L'autre expression, que nous traduisons par pensée, signifie quelque chose qu'on a pensé, arrêté dans son esprit, un conseil, une opinion, un système. Or Paul déclare que l'Evangile détruit ces hauteurs et rend ces conseils de la sagesse captifs sous l'obéissance de Christ.
C'est par cette obéissance à Christ que la raison échappe à l'esclavage de l'erreur et du péché, et retrouve la vraie liberté pour laquelle elle a été créée. "La vérité vous rendra libres." Il faut bien que l'homme consente à ce que l'Evangile lui ôte son indépendance à l'égard de Dieu, qu'elle s'appelle propre justice ou propre sagesse ; il reçoit en retour la vraie indépendance et la force divine qui lui permet de soumettre les autres à Christ.
Grec : "Selon le visage," le même mot qu'à verset 1. Pour le sens, comparez 2Corinthiens 5.12.
- D'autres traduisent ces mots sans interrogation : vous regardez, et en y voyant également un reproche.
D'autres encore rendent le verbe par l'impératif : Regardez, et donnent au reste de la phrase ce sens : Regardez les choses qui sont devant le visage, sous les yeux, évidentes.

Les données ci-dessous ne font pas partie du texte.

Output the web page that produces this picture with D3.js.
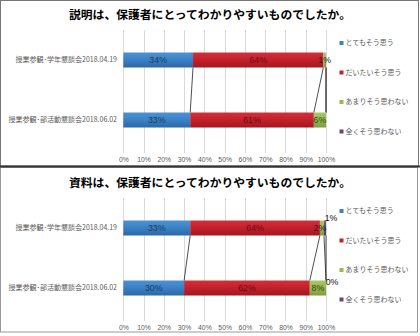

Cette interprétation n'est point probable.
Cette sévérité même répond au but pour lequel l'autorité lui a été confiée, l'édification de l'Eglise, et non sa destruction, ce qui aurait lieu si cette autorité était usurpée ou employée dans des vues charnelles.
Mais nous préférons rendre la pensée de l'apôtre telle qu'il l'a écrite : il a le droit de parler de son autorité, il n'en sera point confus, afin que nul ne puisse voir là un moyen d'intimidation.
Une ancienne tradition, qui peutêtre ne se fondait que sur ce passage, porte en effet que Paul avait un extérieur chétif, et que sa parole agissait plus par sa puissance intime que par les dons de ce qu'on appelle éloquence. Quoi qu'il en soit, Paul tient à déclarer énergiquement qu'il est bien toujours le même, présent ou absent, afin que nul n'attribue cette prétendue différence à des causes indignes de lui. (verset 9)
Ce langage n'est pas sans quelque ironie, l'apôtre sachant bien que, quels que soient les avantages extérieurs de ces quelques-uns, la puissance divine de ses lettres ou de sa présence est une vraie supériorité, d'autant plus que ces hommes agissaient sans vocation et sans mandat de Dieu, se recommandant eux-mêmes, s'imposant aux Eglises. "Mais se mesurant eux-mêmes à eux-mêmes et se comparant eux-mêmes à eux-mêmes, ils sont sans intelligence" (mot qu'Ostervald rend par "ils ne considèrent pas").
Ils n'ont d'autre mesure, comme d'autre autorité qu'eux-mêmes, leurs propres idées, leur propre volonté ; ils ne sauraient donc comprendre un apôtre de JésusChrist, ni la vérité qu'il annonce.
Tel est le portrait fidèle de tous les faux prophètes. "Mais nous, nous ne nous glorifierons pas sans mesure" (pas comme ceux-là , sans autre règle que nousmêmes) "mais selon la mesure de la règle que Dieu nous a départie pour mesure, pour être parvenus même jusqu'à vous."
C'est Dieu qui nous a donné, dans sa vérité et par son Esprit, la mesure, la règle d'après laquelle nous jugeons notre vocation, notre ministère, notre œuvre. Et cette mesure nous a permis de parvenir jusqu'à vous, et d'annoncer parmi vous l'Evangile, selon la vocation de Dieu. (Comparer versets 14-16)
Ce serait se glorifier outre mesure que de le faire dans le travail des autres ; Paul ne le veut pas ; mais il espère que par l'influence que lui donnera la foi croissante de l'Eglise de Corinthe, il grandira en activité, en travail ; (verset 15) toutefois en s'en tenant toujours à la règle ou à la mesure que le Seigneur lui assigne, sans jamais empiéter sur le travail des autres. (verset 16)
Combien peu l'on retrouve aujourd'hui de cette sainte délicatesse !
Combien qui, tout en se disant des apôtres par excellence, imitent à l'égard des travaux de leurs frères précisément la conduite que Paul reproche ici à ses adversaires ! Et pourtant ces paroles prouvent que Paul considère le champ de travail de chaque serviteur de Dieu comme lui étant assigné, mesuré par le Maître.